Борис Пастернак: По ту сторону поэтики | страница 16



Труды Когена, Наторпа и главы баденского неокантианства Риккерта, а также «Логические исследования» Гуссерля Пастернак изучал и конспектировал еще в Москве. Для него должно было быть очевидным, что из всех версий неокантианской и феноменологической критики познания учение Когена является наиболее радикальным, даже исключительным в своем рационалистическом монизме. И совершенный Гуссерлем революционный перенос центра тяжести с категорий разума на сам предмет, и более гибкие версии неокантианства, исходившие из множественности стратегий познания (противопоставление «естественно-научного» и «исторического» воззрения как универсальных модусов познания у Риккерта [Rickert 1902], плюрализм «символических форм» познания у Кассирера [1923–1929]) гораздо ближе к тому, что Пастернак будет говорить о назначении и природе искусства, чем «солдатская» униформность Когена. Более того, мысль об искусстве и науке как альтернативных путях познания, как кажется, оформилась у него именно в период марбургского учения. Вильмонт передает рассказ Пастернака о том, как в конце своего марбургского семестра он изложил эту идею Кассиреру, который объявил, что Пастернак напал на настоящий «клад»[33]. Трудно сказать, в какой степени на это воспоминание могли задним числом повлиять работы Кассирера 1920-х годов, в которых данный тезис получил широкое развитие[34], но не подлежит сомнению, что хотя бы в эмбриональной форме идея посещала Пастернака в годы учения, о чем свидетельствуют и его философские конспекты.

Тем более примечательно, что восторженная похвала Марбургской школе в «Охранной грамоте» подчеркивает как ее главное достоинство строгую «однородность» мысли, сметающей произвольную пестроту ее проявлений («непроглядную отсебятину, извинимую причудами коринфского ордера, готики, барокко или какого-нибудь иного зодческого стиля», по словам Пастернака) как мешающую делу оболочку (ОГ 1:9).
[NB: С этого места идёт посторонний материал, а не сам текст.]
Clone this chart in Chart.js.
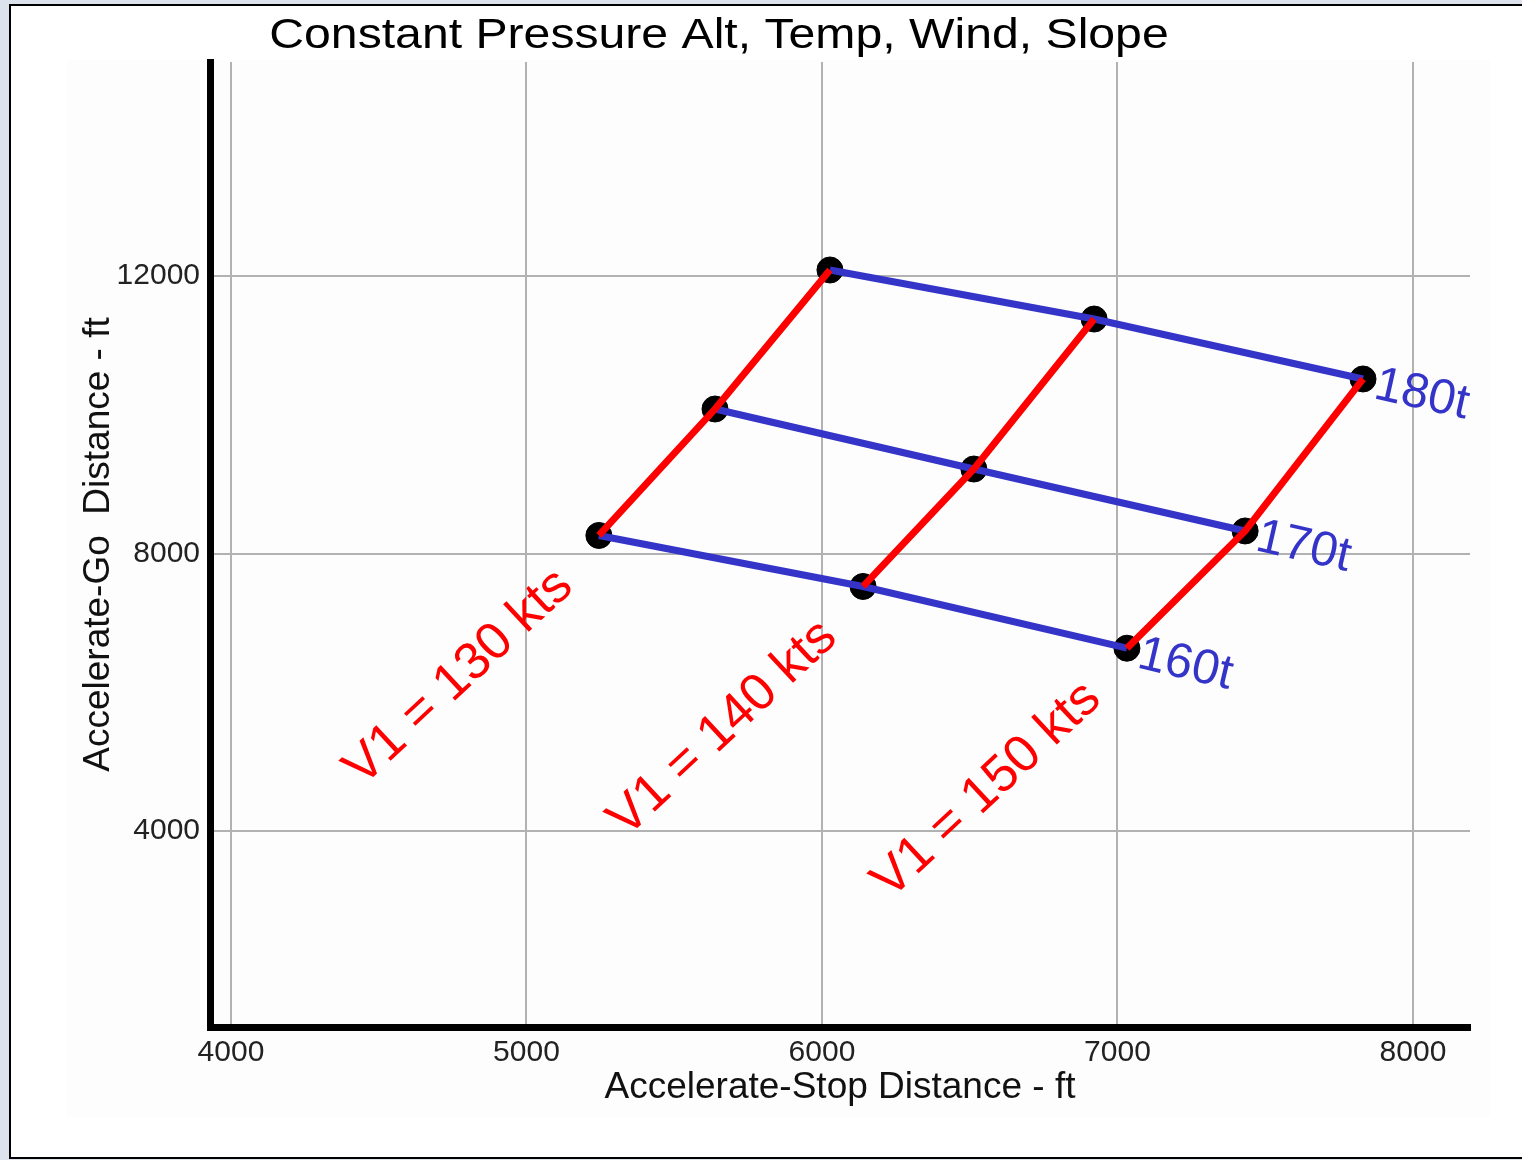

Если «ходячая философия» изучает, как думает «тот или иной писатель»; если школьная логика «учит, как надо думать в булочной, чтобы не обсчитаться сдачей», — то «Марбургскую школу интересовало, как думает наука» (ОГ I: 9). В то самое время, когда Пастернак в беседе с Вильмонтом солидаризируется с центральным положением Кассирера о плюрализме форм познания и даже предъявляет права на приоритет, он в главе автобиографии, посвященной Когену, представляет эту идею как хаос эклектической банальности, как бы глядя на нее глазами учителя.